Однажды, делая утреннюю зарядку, я по обыкновению стал приседать, выжимая при этом довольно тяжелую скамейку. Вдруг дикая, нестерпимая боль пронзила мою поясницу, я вскрикнул и упал на спину. Скамейка грохнулась мне на лицо. Из носа потекла кровь. Я лежал и не мог пошевелиться. Товарищи стали стучать в дверь, чтобы вызвать врача. Врач пришла, велела положить меня на койку и поставила диагноз: миозит — воспаление спинной мышцы. Сказался тот зимний карцер. Я пролежал несколько дней. Как-то раз ко мне, как говорится, лежачему больному, подсел Женька Михайлов. У него была явно добрая цель: отвлечь меня от боли, подбодрить. Разговор он начал с сочувственных вопросов. Давал какие-то советы — как поворачиваться, как подыматься с койки. Потом он вдруг спросил:
— Даниил Натанович, вы по Ивану Грозному специалист. Скажите, в каком году он родился?

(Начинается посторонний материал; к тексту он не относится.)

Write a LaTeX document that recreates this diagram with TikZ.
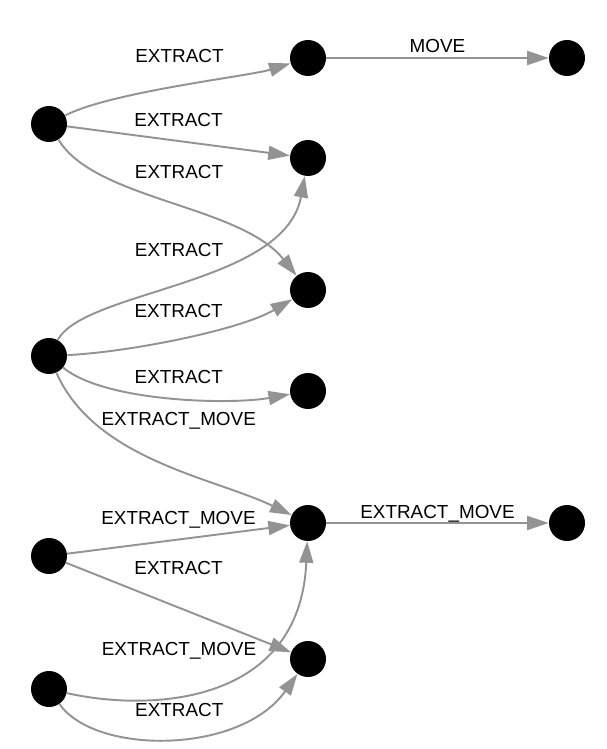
\documentclass[tikz,border=0pt]{standalone}
\usepackage{fontspec}
\setmainfont{Liberation Sans}
\usetikzlibrary{arrows.meta}
\definecolor{edgegray}{HTML}{939393}

\begin{document}
\begin{tikzpicture}[x=0.02cm,y=0.02cm,>={Triangle[length=0.43cm,width=0.28cm]}]
  \tikzstyle{state}=[circle,fill=black,inner sep=0pt,minimum size=0.72cm]
  \tikzstyle{trans}=[->,draw=edgegray,line width=1.1pt]
  \tikzstyle{lbl}=[inner sep=0pt,text=black,font=\fontsize{10.75}{12}\selectfont]
  \useasboundingbox (0,0) rectangle (606,-749);
  % left column
  \node[state] (a1) at (49,-124) {};
  \node[state] (a2) at (49,-356) {};
  \node[state] (a3) at (49,-556) {};
  \node[state] (a4) at (49,-689) {};
  % middle column
  \node[state] (b1) at (308,-58) {};
  \node[state] (b2) at (308,-158) {};
  \node[state] (b3) at (308,-290) {};
  \node[state] (b4) at (308,-391) {};
  \node[state] (b5) at (308,-523) {};
  \node[state] (b6) at (308,-659) {};
  % right column
  \node[state] (c1) at (567,-58) {};
  \node[state] (c2) at (567,-523) {};
  % transitions
  \draw[trans] (a1) .. controls (110,-92) and (250,-76) .. (b1) node[lbl,midway,yshift=0.59cm] {EXTRACT};
  \draw[trans] (a1) -- (b2) node[lbl,midway,yshift=0.42cm] {EXTRACT};
  \draw[trans] (a1) .. controls (95,-200) and (240,-205) .. (b3) node[lbl,midway,xshift=0.18cm,yshift=0.64cm] {EXTRACT};
  \draw[trans] (a2) .. controls (85,-290) and (285,-285) .. (b2) node[lbl,midway,xshift=-0.1cm,yshift=0.6cm] {EXTRACT};
  \draw[trans] (a2) .. controls (130,-352) and (240,-330) .. (b3) node[lbl,midway,xshift=-0.1cm,yshift=0.53cm] {EXTRACT};
  \draw[trans] (a2) .. controls (105,-402) and (230,-405) .. (b4) node[lbl,midway,xshift=0.18cm,yshift=0.42cm] {EXTRACT};
  \draw[trans] (a2) .. controls (95,-460) and (215,-478) .. (b5) node[lbl,midway,xshift=0.38cm,yshift=0.83cm] {EXTRACT\_MOVE};
  \draw[trans] (a3) -- (b5) node[lbl,midway,yshift=0.39cm] {EXTRACT\_MOVE};
  \draw[trans] (a3) -- (b6) node[lbl,midway,yshift=0.79cm] {EXTRACT};
  \draw[trans] (a4) .. controls (150,-712) and (300,-705) .. (b5) node[lbl,midway,xshift=-0.73cm,yshift=0.69cm] {EXTRACT\_MOVE};
  \draw[trans] (a4) .. controls (95,-755) and (240,-755) .. (b6) node[lbl,midway,xshift=0.18cm,yshift=0.57cm] {EXTRACT};
  \draw[trans] (b1) -- (c1) node[lbl,midway,yshift=0.24cm] {MOVE};
  \draw[trans] (b5) -- (c2) node[lbl,midway,yshift=0.18cm] {EXTRACT\_MOVE};
\end{tikzpicture}
\end{document}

— Грозный родился в 1530-м.
— Ну вот! — с неподдельной грустью в голосе сказал Женька Михайлов. — Вы-то зачем повторяете этот бред?
— Что значит бред?
— Ну что же, и на старуху бывает проруха, — продолжал он сокрушаться.
— Так в чем же «проруха»?
— Не хочется вам, больному человеку, бередить нервы.
— Уверяю вас — нечем их тут бередить. Когда родился Иван Грозный — всем известно. Посмотрите любую книгу, любой учебник. Там все написано.
— Там и не такое написано! Только старо это все. Открыты новые сведения. И оказывается, что Иван Грозный родился в 1534 году, а не в 1530-м.
— Странно, — отвечал я, стараясь удержаться от иронии. — Отец Ивана Грозного — Василий III — умер в 1533 году, а его сын родился через год после его смерти?!
— Не через год, а в следующем году. Девять месяцев еще не прошло после папашиной смерти. Разве так не бывает?
— Так бывает. Но в данном случае было не так. Иван родился при живом отце. А после него у Василия родился еще один сын — Юрий. Так что не получается.
— Это у вас не получается. Потому что вы живете старыми материалами и не знаете новых открытий. А я сидел в Крестах с одним ученым историком. Так вот, он сделал много открытий на счет Ивана Грозного. Он целый сундук с его архивом обнаружил.
Тут я должен заметить, что за несколько дней до этого разговора Михайлов прослушал в камере мою лекцию об опричнине.
— Так вот, — продолжал Михайлов, — опричнины, оказывается, вообще не было.
— То есть, как не было?
— Не было. Ее иностранцы придумали. Поляки и папы римские. Чтобы Ивана Грозного на польский престол не избрали, они и приписали ему опричнину.